→ **Task statement**:
Reproduce the material word for word; the images stay out.

→ **Given material**:
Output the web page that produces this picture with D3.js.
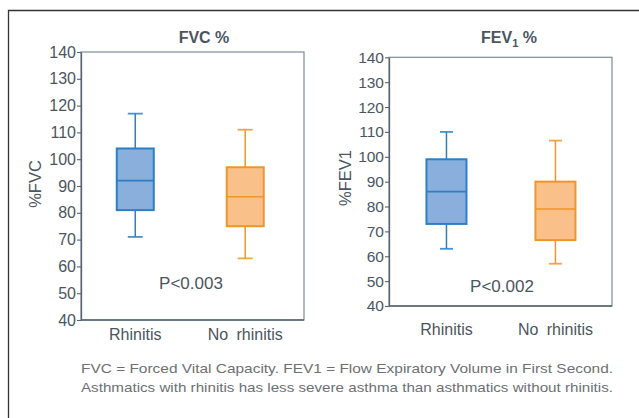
<!DOCTYPE html>
<html>
<head>
<meta charset="utf-8">
<script src="https://cdn.jsdelivr.net/npm/d3@7"></script>
<style>
  html, body { margin: 0; padding: 0; background: #fff; }
  svg { display: block; font-family: "Liberation Sans", Arial, Helvetica, sans-serif; }
</style>
</head>
<body>
<svg id="chart" width="639" height="418"></svg>
<script>
// ---- data ----
const categories = ["Rhinitis", "No rhinitis"];
const yTicks = [40, 50, 60, 70, 80, 90, 100, 110, 120, 130, 140];
// [whisker low, Q1, median, Q3, whisker high]
const fvcRhinitis   = [71, 81, 92, 104, 117];
const fvcNoRhinitis = [63, 75, 86, 97, 111];
const fev1Rhinitis   = [63, 73, 86, 99, 110];
const fev1NoRhinitis = [57, 66.5, 79, 90, 106.5];
const pValues = ["P<0.003", "P<0.002"];
const yLabels = ["%FVC", "%FEV1"];
const captionLines = [
  "FVC = Forced Vital Capacity. FEV1 = Flow Expiratory Volume in First Second.",
  "Asthmatics with rhinitis has less severe asthma than asthmatics without rhinitis."
];

// ---- styles ----
const textColor = "#4b5560";
const axisColor = "#56636e";
const fills = ["#8bafdd", "#f9c189"];
const strokes = ["#2a80c2", "#f0942c"];

const svg = d3.select("#chart");

// outer frame (top and left rules)
svg.append("path")
  .attr("d", "M8.5,418 L8.5,10.5 L639,10.5")
  .attr("fill", "none").attr("stroke", "#333").attr("stroke-width", 1.3);

const panels = [
  { x0: 81, x1: 304, y0: 52, y1: 320, pad: 0.514, align: 0.48, boxW: 37, capW: 15,
    data: [fvcRhinitis, fvcNoRhinitis], p: pValues[0], ylab: yLabels[0],
    title: "FVC %", sub: null, titleX: 204, titleY: 43,
    pX: 191, pY: 289, ylabX: 41, ylabY: 184, xlabY: 340, tickFont: 16 },
  { x0: 389, x1: 612, y0: 57.3, y1: 306, pad: 0.523, align: 0.504, boxW: 40, capW: 13,
    data: [fev1Rhinitis, fev1NoRhinitis], p: pValues[1], ylab: yLabels[1],
    title: "FEV", sub: "1", titleAfter: " %", titleX: 509, titleY: 43,
    pX: 502, pY: 292, ylabX: 351, ylabY: 178, xlabY: 335, tickFont: 15.5 }
];

panels.forEach((P, pi) => {
  const g = svg.append("g");
  const y = d3.scaleLinear().domain([40, 140]).range([P.y1, P.y0]);
  const x = d3.scalePoint().domain(categories).range([P.x0, P.x1])
              .padding(P.pad).align(P.align);

  // plot frame
  g.append("rect")
    .attr("x", P.x0).attr("y", P.y0)
    .attr("width", P.x1 - P.x0).attr("height", P.y1 - P.y0)
    .attr("fill", "none").attr("stroke", "#7d8c97").attr("stroke-width", 1.2);

  // y axis
  const ax = g.append("g")
    .attr("transform", `translate(${P.x0},0)`)
    .call(d3.axisLeft(y).tickValues(yTicks).tickSize(4).tickSizeOuter(0).tickPadding(1));
  ax.select(".domain").attr("stroke", axisColor).attr("stroke-width", 1.3);
  ax.selectAll(".tick line").attr("stroke", axisColor).attr("stroke-width", 1.1);
  ax.selectAll(".tick text")
    .attr("fill", textColor)
    .style("font-size", P.tickFont + "px")
    .style("font-family", "'Liberation Sans', Arial, sans-serif");

  // bottom axis line
  g.append("line")
    .attr("x1", P.x0).attr("x2", P.x1).attr("y1", P.y1).attr("y2", P.y1)
    .attr("stroke", axisColor).attr("stroke-width", 1.3);

  // boxes
  categories.forEach((c, ci) => {
    const d = P.data[ci];
    const cx = x(c);
    const bg = g.append("g");
    // whiskers
    bg.append("line").attr("x1", cx).attr("x2", cx)
      .attr("y1", y(d[4])).attr("y2", y(d[3]))
      .attr("stroke", strokes[ci]).attr("stroke-width", 1.5);
    bg.append("line").attr("x1", cx).attr("x2", cx)
      .attr("y1", y(d[1])).attr("y2", y(d[0]))
      .attr("stroke", strokes[ci]).attr("stroke-width", 1.5);
    [d[0], d[4]].forEach(v => {
      bg.append("line")
        .attr("x1", cx - P.capW / 2).attr("x2", cx + P.capW / 2)
        .attr("y1", y(v)).attr("y2", y(v))
        .attr("stroke", strokes[ci]).attr("stroke-width", 1.8).attr("stroke-opacity", 0.85);
    });
    // box
    bg.append("rect")
      .attr("x", cx - P.boxW / 2).attr("width", P.boxW)
      .attr("y", y(d[3])).attr("height", y(d[1]) - y(d[3]))
      .attr("fill", fills[ci]).attr("stroke", strokes[ci]).attr("stroke-width", 2);
    // median
    bg.append("line")
      .attr("x1", cx - P.boxW / 2).attr("x2", cx + P.boxW / 2)
      .attr("y1", y(d[2])).attr("y2", y(d[2]))
      .attr("stroke", strokes[ci]).attr("stroke-width", 1.6);

    // x label
    g.append("text")
      .attr("x", cx).attr("y", P.xlabY)
      .attr("text-anchor", "middle")
      .attr("fill", textColor)
      .style("font-size", "16px")
      .style("word-spacing", "4px")
      .text(c);
  });

  // title
  const t = g.append("text")
    .attr("x", P.titleX).attr("y", P.titleY)
    .attr("text-anchor", "middle")
    .attr("fill", textColor)
    .style("font-size", "16px").style("font-weight", "bold");
  t.append("tspan").text(P.title);
  if (P.sub) {
    t.append("tspan").attr("dy", 4).style("font-size", "11px").text(P.sub);
    t.append("tspan").attr("dy", -4).text(P.titleAfter);
  }

  // y label
  g.append("text")
    .attr("transform", `translate(${P.ylabX},${P.ylabY}) rotate(-90)`)
    .attr("text-anchor", "middle")
    .attr("fill", textColor)
    .style("font-size", "16.5px")
    .text(P.ylab);

  // p value
  g.append("text")
    .attr("x", P.pX).attr("y", P.pY)
    .attr("text-anchor", "middle")
    .attr("fill", textColor)
    .style("font-size", "17px")
    .text(P.p);
});

// caption
svg.selectAll("text.caption")
  .data(captionLines)
  .join("text")
  .attr("class", "caption")
  .attr("x", 81)
  .attr("y", (d, i) => 372.5 + i * 19)
  .attr("fill", "#6c7074")
  .attr("textLength", 532)
  .attr("lengthAdjust", "spacingAndGlyphs")
  .style("font-size", "13.5px")
  .text(d => d);
</script>
</body>
</html>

→ **Written reply**:
Output the web page that produces this picture with D3.js.
<!DOCTYPE html>
<html>
<head>
<meta charset="utf-8">
<script src="https://cdn.jsdelivr.net/npm/d3@7"></script>
<style>
  html, body { margin: 0; padding: 0; background: #fff; }
  svg { display: block; font-family: "Liberation Sans", Arial, Helvetica, sans-serif; }
</style>
</head>
<body>
<svg id="chart" width="639" height="418"></svg>
<script>
// ---- data ----
const categories = ["Rhinitis", "No rhinitis"];
const yTicks = [40, 50, 60, 70, 80, 90, 100, 110, 120, 130, 140];
// [whisker low, Q1, median, Q3, whisker high]
const fvcRhinitis   = [71, 81, 92, 104, 117];
const fvcNoRhinitis = [63, 75, 86, 97, 111];
const fev1Rhinitis   = [63, 73, 86, 99, 110];
const fev1NoRhinitis = [57, 66.5, 79, 90, 106.5];
const pValues = ["P<0.003", "P<0.002"];
const yLabels = ["%FVC", "%FEV1"];
const captionLines = [
  "FVC = Forced Vital Capacity. FEV1 = Flow Expiratory Volume in First Second.",
  "Asthmatics with rhinitis has less severe asthma than asthmatics without rhinitis."
];

// ---- styles ----
const textColor = "#4b5560";
const axisColor = "#56636e";
const fills = ["#8bafdd", "#f9c189"];
const strokes = ["#2a80c2", "#f0942c"];

const svg = d3.select("#chart");

// outer frame (top and left rules)
svg.append("path")
  .attr("d", "M8.5,418 L8.5,10.5 L639,10.5")
  .attr("fill", "none").attr("stroke", "#333").attr("stroke-width", 1.3);

const panels = [
  { x0: 81, x1: 304, y0: 52, y1: 320, pad: 0.514, align: 0.48, boxW: 37, capW: 15,
    data: [fvcRhinitis, fvcNoRhinitis], p: pValues[0], ylab: yLabels[0],
    title: "FVC %", sub: null, titleX: 204, titleY: 43,
    pX: 191, pY: 289, ylabX: 41, ylabY: 184, xlabY: 340, tickFont: 16 },
  { x0: 389, x1: 612, y0: 57.3, y1: 306, pad: 0.523, align: 0.504, boxW: 40, capW: 13,
    data: [fev1Rhinitis, fev1NoRhinitis], p: pValues[1], ylab: yLabels[1],
    title: "FEV", sub: "1", titleAfter: " %", titleX: 509, titleY: 43,
    pX: 502, pY: 292, ylabX: 351, ylabY: 178, xlabY: 335, tickFont: 15.5 }
];

panels.forEach((P, pi) => {
  const g = svg.append("g");
  const y = d3.scaleLinear().domain([40, 140]).range([P.y1, P.y0]);
  const x = d3.scalePoint().domain(categories).range([P.x0, P.x1])
              .padding(P.pad).align(P.align);

  // plot frame
  g.append("rect")
    .attr("x", P.x0).attr("y", P.y0)
    .attr("width", P.x1 - P.x0).attr("height", P.y1 - P.y0)
    .attr("fill", "none").attr("stroke", "#7d8c97").attr("stroke-width", 1.2);

  // y axis
  const ax = g.append("g")
    .attr("transform", `translate(${P.x0},0)`)
    .call(d3.axisLeft(y).tickValues(yTicks).tickSize(4).tickSizeOuter(0).tickPadding(1));
  ax.select(".domain").attr("stroke", axisColor).attr("stroke-width", 1.3);
  ax.selectAll(".tick line").attr("stroke", axisColor).attr("stroke-width", 1.1);
  ax.selectAll(".tick text")
    .attr("fill", textColor)
    .style("font-size", P.tickFont + "px")
    .style("font-family", "'Liberation Sans', Arial, sans-serif");

  // bottom axis line
  g.append("line")
    .attr("x1", P.x0).attr("x2", P.x1).attr("y1", P.y1).attr("y2", P.y1)
    .attr("stroke", axisColor).attr("stroke-width", 1.3);

  // boxes
  categories.forEach((c, ci) => {
    const d = P.data[ci];
    const cx = x(c);
    const bg = g.append("g");
    // whiskers
    bg.append("line").attr("x1", cx).attr("x2", cx)
      .attr("y1", y(d[4])).attr("y2", y(d[3]))
      .attr("stroke", strokes[ci]).attr("stroke-width", 1.5);
    bg.append("line").attr("x1", cx).attr("x2", cx)
      .attr("y1", y(d[1])).attr("y2", y(d[0]))
      .attr("stroke", strokes[ci]).attr("stroke-width", 1.5);
    [d[0], d[4]].forEach(v => {
      bg.append("line")
        .attr("x1", cx - P.capW / 2).attr("x2", cx + P.capW / 2)
        .attr("y1", y(v)).attr("y2", y(v))
        .attr("stroke", strokes[ci]).attr("stroke-width", 1.8).attr("stroke-opacity", 0.85);
    });
    // box
    bg.append("rect")
      .attr("x", cx - P.boxW / 2).attr("width", P.boxW)
      .attr("y", y(d[3])).attr("height", y(d[1]) - y(d[3]))
      .attr("fill", fills[ci]).attr("stroke", strokes[ci]).attr("stroke-width", 2);
    // median
    bg.append("line")
      .attr("x1", cx - P.boxW / 2).attr("x2", cx + P.boxW / 2)
      .attr("y1", y(d[2])).attr("y2", y(d[2]))
      .attr("stroke", strokes[ci]).attr("stroke-width", 1.6);

    // x label
    g.append("text")
      .attr("x", cx).attr("y", P.xlabY)
      .attr("text-anchor", "middle")
      .attr("fill", textColor)
      .style("font-size", "16px")
      .style("word-spacing", "4px")
      .text(c);
  });

  // title
  const t = g.append("text")
    .attr("x", P.titleX).attr("y", P.titleY)
    .attr("text-anchor", "middle")
    .attr("fill", textColor)
    .style("font-size", "16px").style("font-weight", "bold");
  t.append("tspan").text(P.title);
  if (P.sub) {
    t.append("tspan").attr("dy", 4).style("font-size", "11px").text(P.sub);
    t.append("tspan").attr("dy", -4).text(P.titleAfter);
  }

  // y label
  g.append("text")
    .attr("transform", `translate(${P.ylabX},${P.ylabY}) rotate(-90)`)
    .attr("text-anchor", "middle")
    .attr("fill", textColor)
    .style("font-size", "16.5px")
    .text(P.ylab);

  // p value
  g.append("text")
    .attr("x", P.pX).attr("y", P.pY)
    .attr("text-anchor", "middle")
    .attr("fill", textColor)
    .style("font-size", "17px")
    .text(P.p);
});

// caption
svg.selectAll("text.caption")
  .data(captionLines)
  .join("text")
  .attr("class", "caption")
  .attr("x", 81)
  .attr("y", (d, i) => 372.5 + i * 19)
  .attr("fill", "#6c7074")
  .attr("textLength", 532)
  .attr("lengthAdjust", "spacingAndGlyphs")
  .style("font-size", "13.5px")
  .text(d => d);
</script>
</body>
</html>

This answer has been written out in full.